Which lines have the string "matplotlib"? Copy all of them from the entries below.

Lines of data
+---+

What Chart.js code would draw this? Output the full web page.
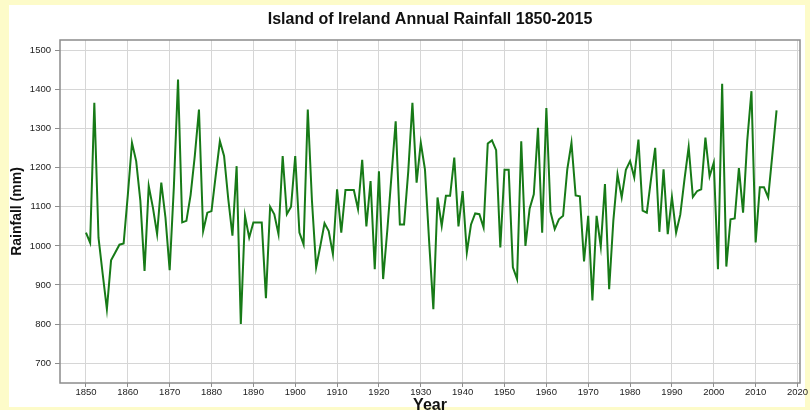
<!DOCTYPE html>
<html>
<head>
<meta charset="utf-8">
<title>Island of Ireland Annual Rainfall 1850-2015</title>
<script src="https://cdn.jsdelivr.net/npm/chart.js@4/dist/chart.umd.min.js"></script>
<style>
  html, body { margin: 0; padding: 0; background: #ffffff; }
  #c { display: block; }
</style>
</head>
<body>
<canvas id="c" width="810" height="410"></canvas>
<script>
// Annual rainfall totals (mm), island of Ireland, one value per year from startYear
const startYear = 1850;
const rainfall = [
  1034, 1008, 1366, 1021,  928,  838,  963,  983, 1003, 1006,  // 1850s
  1130, 1264, 1217, 1115,  936, 1153, 1098, 1030, 1162, 1072,  // 1860s
   938, 1150, 1426, 1060, 1064, 1130, 1230, 1349, 1038, 1085,  // 1870s
  1089, 1180, 1268, 1230, 1120, 1026, 1204,  800, 1077, 1021,  // 1880s
  1060, 1060, 1060,  866, 1100, 1081, 1030, 1230, 1081, 1100,  // 1890s
  1230, 1034, 1004, 1349, 1115,  945, 1000, 1058, 1038,  979,  // 1900s
  1145, 1034, 1143, 1143, 1143, 1094, 1220, 1050, 1166,  940,  // 1910s
  1191,  915, 1040, 1180, 1319, 1055, 1055, 1190, 1366, 1162,  // 1920s
  1264, 1195, 1010,  838, 1124, 1051, 1128, 1128, 1226, 1050,  // 1930s
  1140,  983, 1055, 1083, 1081, 1047, 1262, 1270, 1245,  996,  // 1940s
  1195, 1195,  945,  915, 1268, 1000, 1095, 1132, 1302, 1034,  // 1950s
  1353, 1087, 1043, 1068, 1077, 1196, 1264, 1129, 1127,  960,  // 1960s
  1077,  860, 1077,  998, 1158,  889, 1064, 1183, 1124, 1195,  // 1970s
  1217, 1175, 1272, 1090, 1085, 1170, 1251, 1036, 1196, 1030,  // 1980s
  1125, 1034, 1080, 1170, 1253, 1125, 1140, 1145, 1277, 1178,  // 1990s
  1213,  940, 1415,  947, 1068, 1070, 1199, 1085, 1270, 1396,  // 2000s
  1009, 1150, 1150, 1124, 1234, 1347                           // 2010s
];
const years = rainfall.map((_, i) => startYear + i);

// Axis tick labels
const yearTicks = [1850, 1860, 1870, 1880, 1890, 1900, 1910, 1920, 1930,
                   1940, 1950, 1960, 1970, 1980, 1990, 2000, 2010, 2020];
const rainTicks = [700, 800, 900, 1000, 1100, 1200, 1300, 1400, 1500];

const chartTitle = 'Island of Ireland Annual Rainfall 1850-2015';

const points = years.map((yr, i) => ({ x: yr, y: rainfall[i] }));

const FONT = "'Liberation Sans', Arial, Helvetica, sans-serif";

// Pale yellow frame behind a white sheet, a box round the plot area,
// and the title centred over the plot area
const framePlugin = {
  id: 'frame',
  beforeDraw(chart) {
    const { ctx, width, height } = chart;
    ctx.save();
    ctx.fillStyle = '#fdfbc9';
    ctx.fillRect(0, 0, width, height);
    ctx.fillStyle = '#ffffff';
    ctx.fillRect(9, 5, width - 14, height - 8);
    ctx.restore();
  },
  afterDatasetsDraw(chart) {
    const { ctx, chartArea: a } = chart;
    ctx.save();
    ctx.strokeStyle = '#8c8c8c';
    ctx.lineWidth = 1.5;
    ctx.strokeRect(a.left, a.top, a.right - a.left, a.bottom - a.top);
    ctx.restore();
  },
  afterDraw(chart) {
    const { ctx, chartArea: a } = chart;
    ctx.save();
    ctx.fillStyle = '#111';
    ctx.font = 'bold 16px ' + FONT;
    ctx.textAlign = 'center';
    ctx.textBaseline = 'middle';
    ctx.fillText(chartTitle, (a.left + a.right) / 2, 20);
    ctx.restore();
  }
};

new Chart(document.getElementById('c'), {
  type: 'line',
  data: {
    datasets: [{
      label: 'Rainfall (mm)',
      data: points,
      borderColor: '#177a17',
      borderWidth: 2,
      pointRadius: 0,
      tension: 0,
      fill: false
    }]
  },
  options: {
    responsive: false,
    animation: false,
    events: [],
    layout: { padding: { left: 0, right: 10, top: 40, bottom: 0 } },
    plugins: {
      legend: { display: false },
      tooltip: { enabled: false },
      title: { display: false }
    },
    scales: {
      x: {
        type: 'linear',
        min: 1843.8,
        max: 2020.6,
        afterBuildTicks(scale) { scale.ticks = yearTicks.map(v => ({ value: v })); },
        afterFit(scale) { scale.height = 27; },
        ticks: {
          color: '#222',
          font: { family: FONT, size: 9.5 },
          padding: 0,
          maxRotation: 0,
          autoSkip: false,
          callback: v => String(v)
        },
        grid: { color: '#d6d6d6', lineWidth: 1, tickLength: 4, tickColor: '#8c8c8c' },
        border: { display: false },
        title: {
          display: true,
          text: 'Year',
          color: '#111',
          font: { family: FONT, size: 16, weight: 'bold', lineHeight: 1 },
          padding: { top: 0, bottom: -4 }
        }
      },
      y: {
        type: 'linear',
        min: 649,
        max: 1527,
        afterBuildTicks(scale) { scale.ticks = rainTicks.map(v => ({ value: v })); },
        afterFit(scale) { scale.width = 60; },
        ticks: {
          color: '#222',
          font: { family: FONT, size: 9.5 },
          padding: 4,
          autoSkip: false,
          callback: v => String(v)
        },
        grid: { color: '#d6d6d6', lineWidth: 1, tickLength: 5, tickColor: '#8c8c8c' },
        border: { display: false },
        title: {
          display: true,
          text: 'Rainfall (mm)',
          color: '#111',
          font: { family: FONT, size: 14, weight: 'bold', lineHeight: 1 },
          padding: { top: 10, bottom: 0 }
        }
      }
    }
  },
  plugins: [framePlugin]
});
</script>
</body>
</html>
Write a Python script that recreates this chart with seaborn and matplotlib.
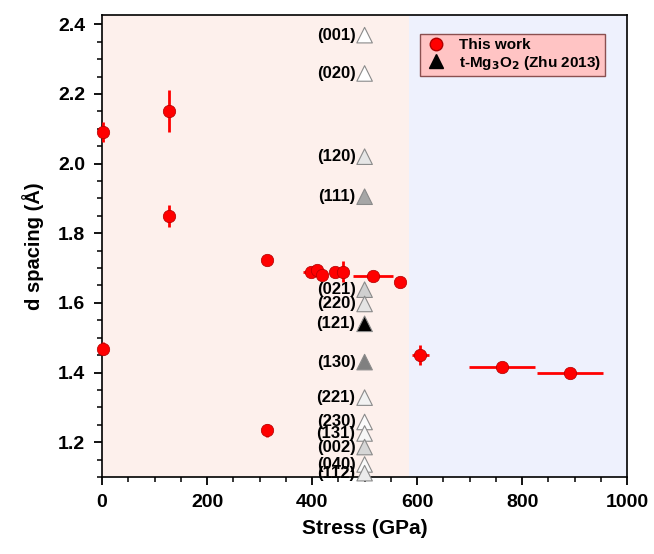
import numpy as np
import pandas as pd
import matplotlib
matplotlib.use("Agg")
import matplotlib.pyplot as plt
from matplotlib.lines import Line2D
from matplotlib.ticker import MultipleLocator, FormatStrFormatter
import seaborn as sns

# ---- data ----
stress = [2, 2, 128, 128, 314, 314, 397, 409, 418, 444, 458, 516, 568, 606, 761, 891]
d_spacing = [2.091, 1.469, 2.152, 1.850, 1.724, 1.234, 1.690, 1.695, 1.680, 1.690,
             1.690, 1.676, 1.661, 1.450, 1.415, 1.399]
stress_err = [0, 0, 0, 0, 0, 0, 14, 0, 0, 0, 0, 38, 0, 16, 63, 63]
d_err = [0.03, 0.018, 0.06, 0.031, 0, 0.019, 0, 0, 0, 0, 0.03, 0, 0, 0.029, 0.01, 0.005]

ref_labels = ["(001)", "(020)", "(120)", "(111)", "(021)", "(220)", "(121)", "(130)",
              "(221)", "(230)", "(131)", "(002)", "(040)", "(112)"]
ref_d = [2.369, 2.259, 2.020, 1.905, 1.638, 1.597, 1.540, 1.430,
         1.328, 1.258, 1.225, 1.186, 1.136, 1.111]
ref_stress = [500] * len(ref_labels)
ref_fill = ["#ffffff", "#ffffff", "#e6e6e6", "#a6a6a6", "#d0d0d0", "#e4e4e4", "#000000",
            "#808080", "#f2f2f2", "#fbfbfb", "#f6f6f6", "#d6d6d6", "#fafafa", "#ebebeb"]

df = pd.DataFrame({"stress": stress, "d": d_spacing})
ref = pd.DataFrame({"stress": ref_stress, "d": ref_d, "hkl": ref_labels})

sns.set_theme(style="ticks")
plt.rcParams["font.family"] = ["Liberation Sans", "DejaVu Sans"]
plt.rcParams["font.weight"] = "bold"
plt.rcParams["text.color"] = "black"
plt.rcParams["axes.labelcolor"] = "black"
plt.rcParams["xtick.color"] = "black"
plt.rcParams["ytick.color"] = "black"

fig = plt.figure(figsize=(6.54, 5.54), dpi=100)
ax = fig.add_axes([0.156, 0.139, 0.803, 0.834])

ax.axvspan(0, 585, color="#fdf0ec", zorder=0, lw=0)
ax.axvspan(585, 1000, color="#eef1fd", zorder=0, lw=0)

# reference triangles
sns.scatterplot(data=ref, x="stress", y="d", hue="hkl",
                palette=dict(zip(ref_labels, ref_fill)), marker="^", s=125,
                edgecolor="#8a8a8a", linewidth=0.8, legend=False, ax=ax,
                zorder=3, clip_on=False)
for lab, yv, xv in zip(ref_labels, ref_d, ref_stress):
    ax.annotate(lab, (xv, yv), xytext=(-6.5, 0), textcoords="offset points",
                ha="right", va="center", fontsize=12, fontweight="bold",
                color="black", zorder=4, annotation_clip=False)

# this work
ax.errorbar(stress, d_spacing, xerr=stress_err, yerr=d_err, fmt="none",
            ecolor="#ff0000", elinewidth=2.0, capsize=0, zorder=4, clip_on=False)
sns.scatterplot(data=df, x="stress", y="d", color="#ff0000", s=80,
                edgecolor="#b00000", linewidth=0.5, ax=ax, zorder=5,
                legend=False, clip_on=False)

ax.set_xlim(0, 1000)
ax.set_ylim(1.10, 2.427)
ax.xaxis.set_major_locator(MultipleLocator(200))
ax.xaxis.set_minor_locator(MultipleLocator(50))
ax.yaxis.set_major_locator(MultipleLocator(0.2))
ax.yaxis.set_minor_locator(MultipleLocator(0.05))
ax.yaxis.set_major_formatter(FormatStrFormatter("%.1f"))
ax.tick_params(which="major", direction="out", length=6, width=1.3,
               labelsize=14, pad=6)
ax.tick_params(which="minor", direction="out", length=3.5, width=1.1)
for lab in ax.get_xticklabels() + ax.get_yticklabels():
    lab.set_fontweight("bold")
for sp in ax.spines.values():
    sp.set_linewidth(1.2)
    sp.set_color("black")
    sp.set_visible(True)

ax.set_xlabel("Stress (GPa)", fontsize=15, fontweight="bold", labelpad=6)
ax.set_ylabel("d spacing (Å)", fontsize=14.5, fontweight="bold", labelpad=10)

handles = [
    Line2D([], [], marker="o", linestyle="none", color="#ff0000",
           markeredgecolor="#b00000", markersize=9),
    Line2D([], [], marker="^", linestyle="none", color="black", markersize=10),
]
leg = ax.legend(handles, ["This work", "t-Mg$_3$O$_2$ (Zhu 2013)"],
                loc="upper right", bbox_to_anchor=(0.958, 0.958), frameon=True,
                fancybox=False, fontsize=11, handletextpad=0.8,
                borderpad=0.25, labelspacing=0.1, handlelength=1.5,
                borderaxespad=0)
fr = leg.get_frame()
fr.set_facecolor("#ffc4c4")
fr.set_edgecolor("#8a5050")
fr.set_alpha(1)
fr.set_linewidth(1.0)
for t in leg.get_texts():
    t.set_fontweight("bold")

fig.savefig("out.png", dpi=100)
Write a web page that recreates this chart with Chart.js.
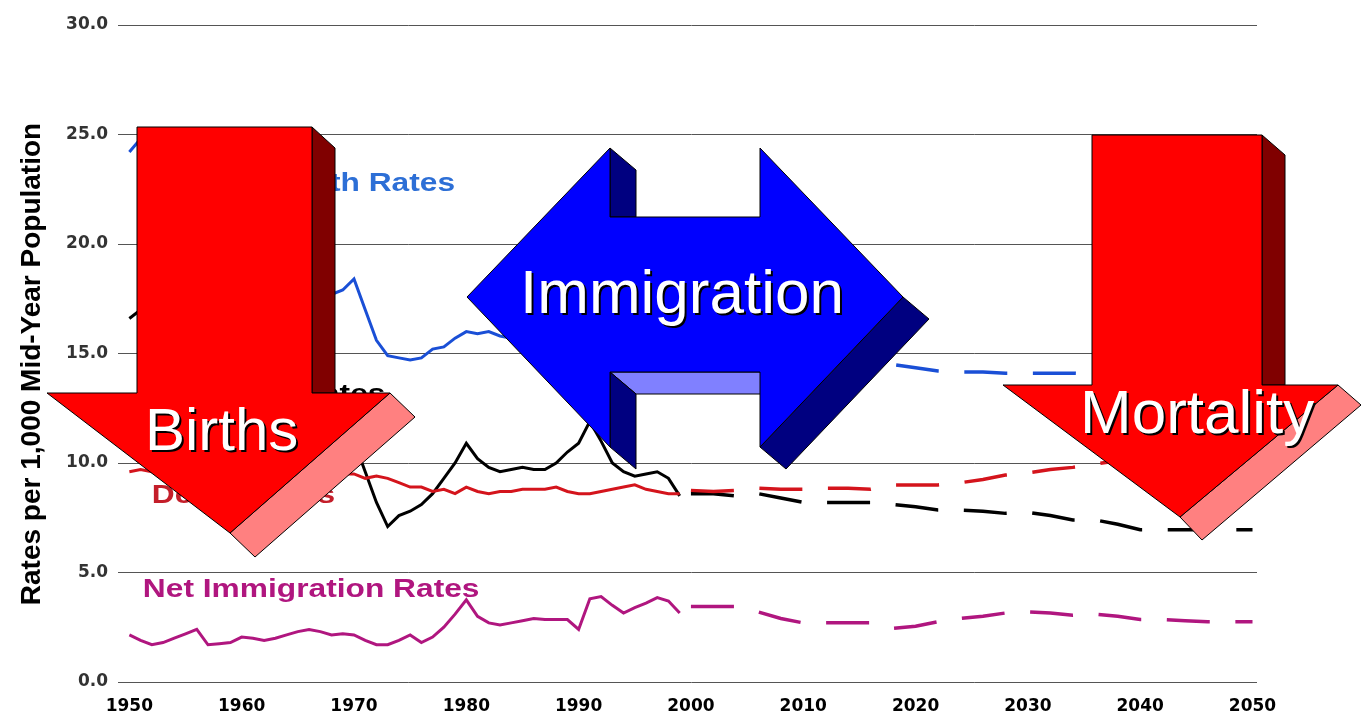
<!DOCTYPE html>
<html>
<head>
<meta charset="utf-8">
<script src="https://cdn.jsdelivr.net/npm/chart.js@4.4.1/dist/chart.umd.min.js"></script>
<style>
  html, body { margin: 0; padding: 0; background: #fff; }
  canvas { display: block; }
</style>
</head>
<body>
<canvas id="rates" width="1361" height="717"></canvas>
<script>
const histYears = [1950, 1951, 1952, 1953, 1954, 1955, 1956, 1957, 1958, 1959,
  1960, 1961, 1962, 1963, 1964, 1965, 1966, 1967, 1968, 1969,
  1970, 1971, 1972, 1973, 1974, 1975, 1976, 1977, 1978, 1979,
  1980, 1981, 1982, 1983, 1984, 1985, 1986, 1987, 1988, 1989,
  1990, 1991, 1992, 1993, 1994, 1995, 1996, 1997, 1998, 1999];
const birthHist = [24.2, 24.8, 25.0, 25.0, 25.2, 25.0, 25.1, 25.2, 24.5, 24.2,
  23.7, 23.3, 22.4, 21.7, 21.1, 19.4, 18.4, 17.8, 17.7, 17.9,
  18.4, 17.0, 15.6, 14.9, 14.8, 14.7, 14.8, 15.2, 15.3, 15.7,
  16.0, 15.9, 16.0, 15.8, 15.7, 15.8, 15.6, 15.7, 16.0, 16.4,
  16.7, 16.3, 15.9, 15.5, 15.2, 14.8, 14.7, 14.5, 14.6, 14.5];
const deathHist = [9.6, 9.7, 9.6, 9.6, 9.2, 9.3, 9.4, 9.6, 9.5, 9.4,
  9.5, 9.3, 9.5, 9.6, 9.4, 9.4, 9.5, 9.4, 9.7, 9.5,
  9.5, 9.3, 9.4, 9.3, 9.1, 8.9, 8.9, 8.7, 8.8, 8.6,
  8.9, 8.7, 8.6, 8.7, 8.7, 8.8, 8.8, 8.8, 8.9, 8.7,
  8.6, 8.6, 8.7, 8.8, 8.9, 9.0, 8.8, 8.7, 8.6, 8.6];
const growthHist = [16.6, 17.0, 17.2, 17.0, 17.8, 17.5, 17.6, 17.4, 16.6, 16.4,
  16.0, 15.8, 14.6, 13.9, 13.5, 12.4, 11.4, 10.8, 10.4, 10.8,
  11.0, 9.6, 8.2, 7.1, 7.6, 7.8, 8.1, 8.6, 9.3, 10.0,
  10.9, 10.2, 9.8, 9.6, 9.7, 9.8, 9.7, 9.7, 10.0, 10.5,
  10.9, 11.9, 11.0, 10.0, 9.6, 9.4, 9.5, 9.6, 9.3, 8.5];
const immigHist = [2.15, 1.9, 1.7, 1.8, 2.0, 2.2, 2.4, 1.7, 1.75, 1.8,
  2.05, 2.0, 1.9, 2.0, 2.15, 2.3, 2.4, 2.3, 2.15, 2.2,
  2.15, 1.9, 1.7, 1.7, 1.9, 2.15, 1.8, 2.05, 2.5, 3.1,
  3.75, 3.0, 2.7, 2.6, 2.7, 2.8, 2.9, 2.85, 2.85, 2.85,
  2.4, 3.8, 3.9, 3.5, 3.15, 3.4, 3.6, 3.85, 3.7, 3.15];

const projYears = [2000, 2002, 2004, 2006, 2008, 2010, 2012, 2014, 2016, 2018, 2020, 2022, 2024,
  2026, 2028, 2030, 2032, 2034, 2036, 2038, 2040, 2042, 2044, 2046, 2048, 2050];
const birthProj = [14.6, 14.5, 14.4, 14.4, 14.5, 14.5, 14.6, 14.6, 14.6, 14.5, 14.35, 14.2, 14.15,
  14.15, 14.1, 14.1, 14.1, 14.1, 14.05, 14.0, 14.0, 13.95, 13.9, 13.9, 13.85, 13.85];
const deathProj = [8.75, 8.7, 8.75, 8.85, 8.8, 8.8, 8.85, 8.85, 8.8, 9.0, 9.0, 9.0, 9.1,
  9.25, 9.45, 9.55, 9.7, 9.8, 9.95, 10.1, 10.3, 10.5, 10.7, 10.9, 11.1, 11.3];
const growthProj = [8.6, 8.6, 8.5, 8.6, 8.4, 8.2, 8.2, 8.2, 8.2, 8.1, 8.0, 7.85, 7.85,
  7.8, 7.7, 7.75, 7.6, 7.4, 7.4, 7.2, 6.95, 6.95, 6.95, 6.95, 6.95, 6.95];
const immigProj = [3.45, 3.45, 3.45, 3.2, 2.9, 2.7, 2.7, 2.7, 2.7, 2.45, 2.55, 2.75, 2.9,
  3.0, 3.15, 3.2, 3.15, 3.05, 3.1, 3.0, 2.85, 2.85, 2.8, 2.75, 2.75, 2.75];

const xTicks = [1950, 1960, 1970, 1980, 1990, 2000, 2010, 2020, 2030, 2040, 2050];

const BLUE = "#1a4fd6", RED = "#d4141c", BLACK = "#000000", MAGENTA = "#b0167f";

const pts = (xs, ys) => xs.map((x, i) => ({ x: x, y: ys[i] }));

function line(values, years, color, dashed) {
  return {
    data: pts(years, values),
    borderColor: color,
    borderWidth: dashed ? 3.5 : 3,
    borderDash: dashed ? [43, 25.6] : [],
    pointRadius: 0,
    tension: 0,
    fill: false,
  };
}

// text labels sitting beside the lines (under the arrows)
const seriesLabels = [
  { text: "Birth Rates", year: 1979.0, value: 22.4, color: "#2d6fd6", align: "right" },
  { text: "Growth Rates", year: 1972.8, value: 12.8, color: "#000", align: "right" },
  { text: "Death Rates", year: 1952.0, value: 8.17, color: "#c41e2a", align: "left" },
  { text: "Net Immigration Rates", year: 1951.2, value: 3.9, color: "#b0167f", align: "left" },
];

function poly(ctx, p, fill) {
  ctx.beginPath();
  p.forEach(function (q, i) { i ? ctx.lineTo(q[0], q[1]) : ctx.moveTo(q[0], q[1]); });
  ctx.closePath();
  ctx.fillStyle = fill;
  ctx.fill();
  ctx.strokeStyle = "#000";
  ctx.lineWidth = 1;
  ctx.stroke();
}

function bigText(ctx, text, px, py, align, size) {
  ctx.save();
  ctx.font = size + 'px "Liberation Sans", Arial, sans-serif';
  ctx.textAlign = align;
  ctx.textBaseline = "alphabetic";
  ctx.fillStyle = "#000";
  ctx.fillText(text, px + 2, py + 2);
  ctx.fillStyle = "#fff";
  ctx.fillText(text, px, py);
  ctx.restore();
}

const overlay = {
  id: "overlay",
  afterDatasetsDraw(chart) {
    const ctx = chart.ctx, x = chart.scales.x, y = chart.scales.y;
    seriesLabels.forEach(function (l) {
      ctx.save();
      ctx.translate(x.getPixelForValue(l.year), y.getPixelForValue(l.value));
      ctx.scale(1.22, 1);
      ctx.font = 'bold 26px "Liberation Sans", Arial, sans-serif';
      ctx.fillStyle = l.color;
      ctx.textAlign = l.align;
      ctx.textBaseline = "alphabetic";
      ctx.fillText(l.text, 0, 0);
      ctx.restore();
    });
  },
  afterDraw(chart) {
    const ctx = chart.ctx;

    // y axis title
    ctx.save();
    ctx.translate(32, 364);
    ctx.rotate(-Math.PI / 2);
    ctx.font = 'bold 28px "Liberation Sans", Arial, sans-serif';
    ctx.fillStyle = "#000";
    ctx.textAlign = "center";
    ctx.textBaseline = "middle";
    ctx.fillText("Rates per 1,000 Mid-Year Population", 0, 0);
    ctx.restore();

    ctx.save();
    ctx.lineJoin = "miter";

    // Births arrow
    poly(ctx, [[312, 127], [335, 148], [335, 393], [312, 393]], "#800000");
    poly(ctx, [[390, 393], [415, 417], [255, 557], [230, 533]], "#ff8080");
    poly(ctx, [[137, 127], [312, 127], [312, 393], [390, 393], [230, 533], [47, 393], [137, 393]], "#ff0000");
    bigText(ctx, "Births", 145, 450, "left", 60);

    // Immigration double arrow
    poly(ctx, [[610, 148], [636, 170], [636, 217], [610, 217]], "#000080");
    poly(ctx, [[903, 297], [929, 319], [786, 469], [760, 447]], "#000080");
    poly(ctx, [[610, 372], [760, 372], [786, 394], [636, 394]], "#8080ff");
    poly(ctx, [[610, 372], [636, 394], [636, 469], [610, 447]], "#000080");
    poly(ctx, [[467, 297], [610, 148], [610, 217], [760, 217], [760, 148], [903, 297],
      [760, 447], [760, 372], [610, 372], [610, 447]], "#0000ff");
    bigText(ctx, "Immigration", 682, 313, "center", 62);

    // Mortality arrow
    poly(ctx, [[1262, 135], [1285, 155], [1285, 385], [1262, 385]], "#800000");
    poly(ctx, [[1338, 385], [1361, 405], [1202, 540], [1180, 517]], "#ff8080");
    poly(ctx, [[1092, 135], [1262, 135], [1262, 385], [1338, 385], [1180, 517], [1003, 385], [1092, 385]], "#ff0000");
    bigText(ctx, "Mortality", 1080, 433, "left", 62);

    ctx.restore();
  },
};

new Chart(document.getElementById("rates").getContext("2d"), {
  type: "line",
  data: {
    datasets: [
      line(birthHist, histYears, BLUE, false),
      line(deathHist, histYears, RED, false),
      line(growthHist, histYears, BLACK, false),
      line(immigHist, histYears, MAGENTA, false),
      line(birthProj, projYears, BLUE, true),
      line(deathProj, projYears, RED, true),
      line(growthProj, projYears, BLACK, true),
      line(immigProj, projYears, MAGENTA, true),
    ],
  },
  options: {
    responsive: false,
    devicePixelRatio: 1,
    animation: false,
    layout: { padding: { left: 0, top: 25, right: 104, bottom: 0 } },
    plugins: { legend: { display: false }, tooltip: { enabled: false } },
    scales: {
      x: {
        type: "linear",
        min: 1949.7,
        max: 2050.4,
        afterBuildTicks: function (scale) { scale.ticks = xTicks.map(function (v) { return { value: v }; }); },
        afterFit: function (scale) { scale.height = 35; },
        grid: { display: false, drawTicks: false },
        border: { display: false },
        ticks: {
          padding: 14,
          color: "#000",
          font: { family: "DejaVu Sans", size: 17, weight: "bold" },
          maxRotation: 0,
          callback: function (v) { return String(v); },
        },
      },
      y: {
        min: 0,
        max: 30,
        afterFit: function (scale) { scale.width = 126; },
        grid: { color: "#555", lineWidth: 1, tickLength: 8 },
        border: { display: false },
        ticks: {
          stepSize: 5,
          padding: 10,
          color: "#333",
          font: { family: "DejaVu Sans", size: 17, weight: "bold" },
          callback: function (v) { return v.toFixed(1); },
        },
      },
    },
  },
  plugins: [overlay],
});
</script>
</body>
</html>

+---+

* **WRITTEN RESPONSE**:
Write a Python script that recreates this chart with seaborn and matplotlib.
import matplotlib
matplotlib.use("Agg")
import matplotlib.pyplot as plt
from matplotlib.lines import Line2D
from matplotlib.ticker import MultipleLocator, FormatStrFormatter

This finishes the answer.